For observe, if you know how a thing works, you are on the way to managing and controlling it. Indeed, a Form can be defined as those elements in a process which must be known before the process can be controlled. Here we see the meaning of science; it is an effort to discover the laws which must be known in order “that the mind may exercise her power over the nature of things.”[56] Science is the formulation of control; knowledge is power. The object of science is not merely to know, but to rebuild; every science longs to be an art. The quest for knowledge, then, is not a matter of curiosity, it is a fight for power. We “put nature on the rack and compel her to bear witness” against herself. Where this conception reigns, logic-chopping is out of court. “The end of our new logic is to find not arguments but arts; ... not probable reasons but plans and designs of works; ... to overcome not an adversary in argument but nature in action.”[57]
But there is logic-chopping in other things than logic. All strife of men with men, of group with group, if it leaves no result beyond the victory and passing supremacy of the individual or group, is logic-chopping. Such victories pass from side to side, and cancel themselves into final nullity. Real achievement is victory, not over other men but with them. “It will not be amiss to distinguish the three kinds, and as it were grades, of ambition in mankind. The first is of those who desire to extend their own power in their native country; which kind is vulgar and degenerate. The second is of those who labor to extend the power of their country and its dominion among men.
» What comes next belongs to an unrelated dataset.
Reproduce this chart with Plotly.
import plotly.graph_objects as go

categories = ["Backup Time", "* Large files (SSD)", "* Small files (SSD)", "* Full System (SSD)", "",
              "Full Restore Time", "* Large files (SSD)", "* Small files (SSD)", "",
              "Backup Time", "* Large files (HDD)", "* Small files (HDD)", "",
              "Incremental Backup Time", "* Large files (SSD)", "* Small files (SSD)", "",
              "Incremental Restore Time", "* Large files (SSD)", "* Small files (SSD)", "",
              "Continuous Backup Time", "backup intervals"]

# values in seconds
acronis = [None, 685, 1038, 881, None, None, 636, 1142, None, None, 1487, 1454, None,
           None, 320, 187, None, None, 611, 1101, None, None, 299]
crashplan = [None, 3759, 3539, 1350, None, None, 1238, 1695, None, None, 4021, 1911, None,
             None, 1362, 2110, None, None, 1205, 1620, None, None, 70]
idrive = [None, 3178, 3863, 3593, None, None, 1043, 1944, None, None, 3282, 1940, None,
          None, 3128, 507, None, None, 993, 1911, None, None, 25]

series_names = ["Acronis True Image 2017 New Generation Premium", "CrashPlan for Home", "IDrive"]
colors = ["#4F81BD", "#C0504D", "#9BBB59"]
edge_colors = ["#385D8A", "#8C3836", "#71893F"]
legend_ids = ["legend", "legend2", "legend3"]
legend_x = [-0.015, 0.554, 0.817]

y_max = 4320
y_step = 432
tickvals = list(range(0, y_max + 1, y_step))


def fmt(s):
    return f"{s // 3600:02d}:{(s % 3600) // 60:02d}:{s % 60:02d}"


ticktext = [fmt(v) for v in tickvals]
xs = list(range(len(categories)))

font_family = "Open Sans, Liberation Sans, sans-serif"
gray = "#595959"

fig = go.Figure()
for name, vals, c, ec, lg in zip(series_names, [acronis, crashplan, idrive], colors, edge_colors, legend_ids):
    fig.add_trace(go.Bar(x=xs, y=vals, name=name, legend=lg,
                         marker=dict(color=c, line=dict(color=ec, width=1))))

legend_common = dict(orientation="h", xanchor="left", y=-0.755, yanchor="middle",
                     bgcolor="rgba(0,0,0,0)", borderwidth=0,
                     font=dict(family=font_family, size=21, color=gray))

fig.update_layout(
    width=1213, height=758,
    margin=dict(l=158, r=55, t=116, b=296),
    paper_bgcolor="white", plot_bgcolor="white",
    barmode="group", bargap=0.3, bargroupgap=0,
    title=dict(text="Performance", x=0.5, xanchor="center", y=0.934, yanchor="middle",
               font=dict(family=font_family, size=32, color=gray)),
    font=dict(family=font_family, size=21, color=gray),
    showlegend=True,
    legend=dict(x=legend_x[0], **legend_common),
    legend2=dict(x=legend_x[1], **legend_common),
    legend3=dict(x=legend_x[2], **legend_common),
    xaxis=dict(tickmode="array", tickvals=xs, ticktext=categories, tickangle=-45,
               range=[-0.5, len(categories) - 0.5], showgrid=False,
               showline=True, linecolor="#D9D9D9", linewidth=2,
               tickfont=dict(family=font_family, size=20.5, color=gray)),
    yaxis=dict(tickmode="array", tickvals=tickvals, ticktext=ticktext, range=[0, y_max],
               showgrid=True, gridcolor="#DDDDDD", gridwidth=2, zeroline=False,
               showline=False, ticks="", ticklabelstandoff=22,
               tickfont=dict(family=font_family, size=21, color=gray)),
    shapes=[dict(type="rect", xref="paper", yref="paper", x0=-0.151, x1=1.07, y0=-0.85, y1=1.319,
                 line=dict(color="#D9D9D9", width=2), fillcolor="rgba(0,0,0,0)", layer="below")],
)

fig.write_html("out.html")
This certainly has more dignity, though not less covetousness. But if a man endeavor to establish and extend the power and dominion of the human race over the universe, his ambition is without doubt both a more wholesome thing and a more noble than the other two. The empire of man over things depends wholly on the arts and sciences. For we cannot command nature except by obeying her.”[58]
V
The Socialization of Science
Natura non vincitur nisi parendo. “I accept the universe,” says Margaret Fuller. “Gad! you’d better!” says Carlyle. I accept it, says Bacon, but only as raw material. We will listen to nature, but only that we may learn what language she understands. We stoop to conquer.
There is nothing impossible but thinking makes it so. “By far the greatest obstacle to the progress of science and the undertaking of new tasks ... is found in this, that men despair and think things impossible.... If therefore any one believes or promises more, they think this comes of an ungoverned and unripened mind.”[59] There is nothing that we may not do, if we will, but we must will; and must will the means as well as the end. Would we have an empire of man over nature? Very well: organize the arts and sciences.
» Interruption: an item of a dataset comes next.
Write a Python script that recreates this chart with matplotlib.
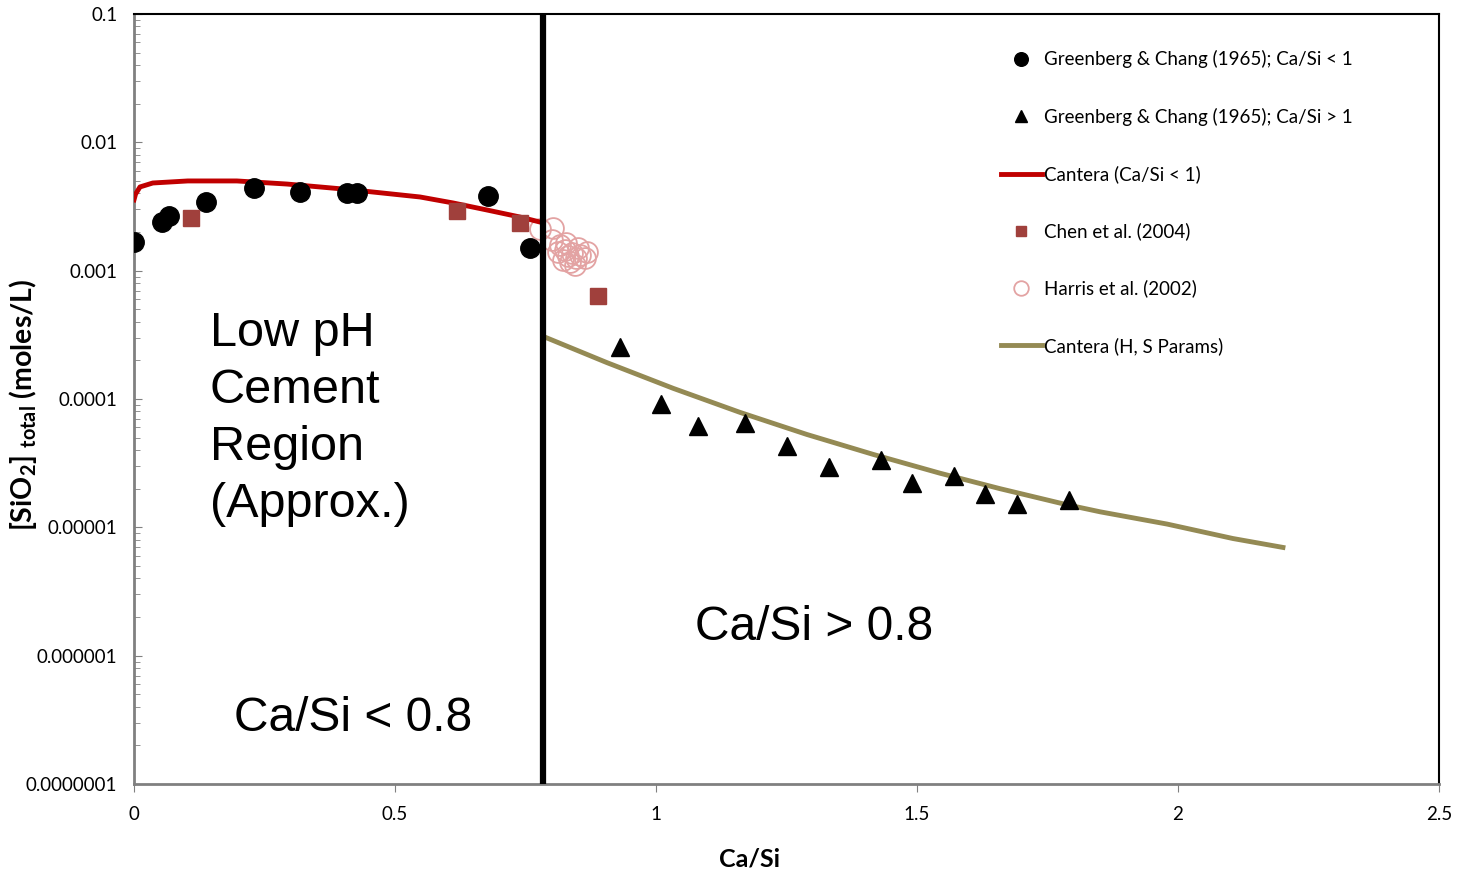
import matplotlib
matplotlib.use("Agg")
import matplotlib.pyplot as plt

### Données ###
gc_lo_x = [0.0, 0.054, 0.067, 0.138, 0.23, 0.318, 0.408, 0.427, 0.678, 0.759]
gc_lo_y = [1.67e-3, 2.39e-3, 2.67e-3, 3.43e-3, 4.41e-3, 4.10e-3, 4.03e-3, 4.03e-3, 3.82e-3, 1.50e-3]

gc_hi_x = [0.931, 1.010, 1.080, 1.170, 1.251, 1.331, 1.431, 1.490, 1.571, 1.630, 1.692, 1.791]
gc_hi_y = [2.54e-4, 9.14e-5, 6.16e-5, 6.50e-5, 4.31e-5, 2.95e-5, 3.35e-5, 2.22e-5, 2.51e-5, 1.82e-5, 1.52e-5, 1.63e-5]

chen_x = [0.109, 0.619, 0.739, 0.889]
chen_y = [2.57e-3, 2.92e-3, 2.35e-3, 6.35e-4]

harris_x = [0.778, 0.803, 0.801, 0.816, 0.826, 0.831, 0.839, 0.847, 0.854, 0.864,
            0.835, 0.845, 0.822, 0.851, 0.812, 0.868, 0.828]
harris_y = [2.11e-3, 2.15e-3, 1.73e-3, 1.59e-3, 1.45e-3, 1.30e-3, 1.37e-3, 1.26e-3, 1.33e-3, 1.26e-3,
            1.17e-3, 1.11e-3, 1.21e-3, 1.50e-3, 1.40e-3, 1.40e-3, 1.64e-3]

cant_lo_x = [0.0, 0.003, 0.0115, 0.036, 0.103, 0.197, 0.293, 0.419, 0.548, 0.611, 0.676, 0.739, 0.778]
cant_lo_y = [3.56e-3, 3.95e-3, 4.49e-3, 4.82e-3, 5.00e-3, 5.00e-3, 4.73e-3, 4.26e-3, 3.75e-3,
             3.37e-3, 2.97e-3, 2.62e-3, 2.39e-3]

cant_hs_x = [0.791, 0.906, 1.033, 1.161, 1.289, 1.416, 1.544, 1.659, 1.787, 1.851, 1.979, 2.105, 2.201]
cant_hs_y = [2.99e-4, 1.92e-4, 1.21e-4, 7.86e-5, 5.29e-5, 3.70e-5, 2.64e-5, 2.00e-5,
             1.50e-5, 1.32e-5, 1.06e-5, 8.18e-6, 6.97e-6]

limite = 0.783
ytick_vals = [1e-7, 1e-6, 1e-5, 1e-4, 1e-3, 1e-2, 1e-1]
ytick_txt = ["0.0000001", "0.000001", "0.00001", "0.0001", "0.001", "0.01", "0.1"]
xtick_vals = [0, 0.5, 1, 1.5, 2, 2.5]
xtick_txt = ["0", "0.5", "1", "1.5", "2", "2.5"]

plt.rcParams['font.family'] = ['Lato', 'DejaVu Sans']
plt.rcParams['mathtext.fontset'] = 'custom'
plt.rcParams['mathtext.rm'] = 'Lato'
plt.rcParams['mathtext.bf'] = 'Lato:bold'

fig = plt.figure(figsize=(14.58, 8.74), dpi=100)
ax = fig.add_axes([0.0919, 0.103, 0.8951, 0.881])

ax.plot(gc_lo_x, gc_lo_y, 'o', color='black', ms=14, label="Greenberg & Chang (1965); Ca/Si < 1", zorder=4)
ax.plot(gc_hi_x, gc_hi_y, '^', color='black', ms=13, label="Greenberg & Chang (1965); Ca/Si > 1", zorder=4)
ax.plot(cant_lo_x, cant_lo_y, '-', color='#C00000', lw=3.5, label="Cantera (Ca/Si < 1)", zorder=3)
ax.plot(chen_x, chen_y, 's', color='#A0403C', ms=11, label="Chen et al. (2004)", zorder=5)
ax.plot(harris_x, harris_y, 'o', mfc='none', mec='#E3A3A3', mew=1.3, ms=15, label="Harris et al. (2002)", zorder=2)
ax.plot(cant_hs_x, cant_hs_y, '-', color='#948A54', lw=3.5, label="Cantera (H, S Params)", zorder=3)

ax.axvline(limite, color='black', lw=4.5, zorder=6)

ax.set_yscale('log')
ax.set_xlim(0, 2.5)
ax.set_ylim(1e-7, 1e-1)
ax.set_yticks(ytick_vals)
ax.set_yticklabels(ytick_txt)
ax.set_xticks(xtick_vals)
ax.set_xticklabels(xtick_txt)
ax.tick_params(axis='y', which='major', direction='in', length=6, color='#808080', labelsize=13.5, pad=12)
ax.tick_params(axis='y', which='minor', direction='in', length=4, color='#808080')
ax.tick_params(axis='x', which='major', direction='out', length=6, color='#808080', labelsize=13.5, pad=10)
ax.tick_params(axis='x', which='minor', bottom=False)

for s in ['left', 'bottom']:
    ax.spines[s].set_color('#808080')
    ax.spines[s].set_linewidth(2)
for s in ['top', 'right']:
    ax.spines[s].set_color('black')
    ax.spines[s].set_linewidth(1.5)

ax.set_xlabel("Ca/Si", fontsize=18, fontweight='bold')
ax.xaxis.set_label_coords(0.472, -0.082)
ax.set_ylabel(r"[SiO$_\mathbf{2}$] $_\mathbf{total}$ (moles/L)", fontsize=20.5, fontweight='bold')
ax.yaxis.set_label_coords(-0.073, 0.492)

ax.text(0.058, 0.614, "Low pH\nCement\nRegion\n(Approx.)", transform=ax.transAxes,
        family='Liberation Sans', fontsize=35, va='top', ha='left', linespacing=1.345)
ax.text(0.521, 0.203, "Ca/Si > 0.8", transform=ax.transAxes, family='Liberation Sans',
        fontsize=34.5, va='center', ha='center')
ax.text(0.168, 0.085, "Ca/Si < 0.8", transform=ax.transAxes, family='Liberation Sans',
        fontsize=34.5, va='center', ha='center')

ax.legend(loc='upper left', bbox_to_anchor=(0.657, 0.965), frameon=False, fontsize=13.5,
          labelspacing=2.1, handlelength=2.2, handletextpad=0.1, markerscale=0.7, borderpad=0)

fig.savefig("out.png", dpi=100)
“Consider what may be expected from men abounding in leisure, and from association of labors, and from successions of ages; the rather because it is not a way over which only one man can pass at a time (as is the case with that of reasoning), but within which the labors and industries of men (especially as regards the collecting of experience) may with the best effort be distributed and then combined. For then only will men begin to know their strength when instead of great numbers doing all the same things, one shall take charge of one thing and another of another.”[60] There should be more coöperation, less chaotic rivalry, in research. And the coöperation should be international; the various universities of the world, so far as they engage in research, should be like the different buildings of a great manufacturing plant, each with its own particular specialty and quest. Is it not remarkable how “little sympathy and correspondence exists between colleges and universities, as well throughout Europe as in the same state and kingdom?”[61] Why cannot all the research in the world be coördinated into one unified advance? Perhaps the truth-seekers would be unwilling; but has that been shown? And is the number of willing coöperators too small to warrant further effort? How can we know without the trial? Grant that the genius would balk at some external central direction; but research after all is seldom a matter of genius. “The course I propose ... is such as leaves but little to the acuteness and strength of wits, but places all wits and understandings nearly on the level.”[62] Let scope and freedom be amply provided for the genius; it is the work of following up the aperçus of genius that most sorely needs coördination. Organization of research means really the liberation of genius: liberation from the halting necessities of mechanical repetition in experiment. Nor is coördination regimentation; let each man follow his hobby to whatever university has been assigned to the investigation of that particular item. Liberty is futility unless it is organized.
It is a plan, you see, for the socialization of science. It is a large and royal vision; to make it real involves “indeed opera basilica,” it is the business of a king, “towards which the endeavors of one man can be but as the sign on a cross-road, which points out the way but cannot tread it.”[63] It will need such legislative appropriations as are now granted only to the business of competitive destruction on land and sea. “As the secretaries and spies of princes and states bring in bills for intelligence, so you must allow the spies and intelligencers of nature to bring in their bills if you would not be ignorant of many things worthy to be known. And if Alexander placed so large a treasure at Aristotle’s command for the support of hunters, fowlers, fishers and the like, in much more need do they stand of this beneficence who unfold the labyrinths of nature.”[64]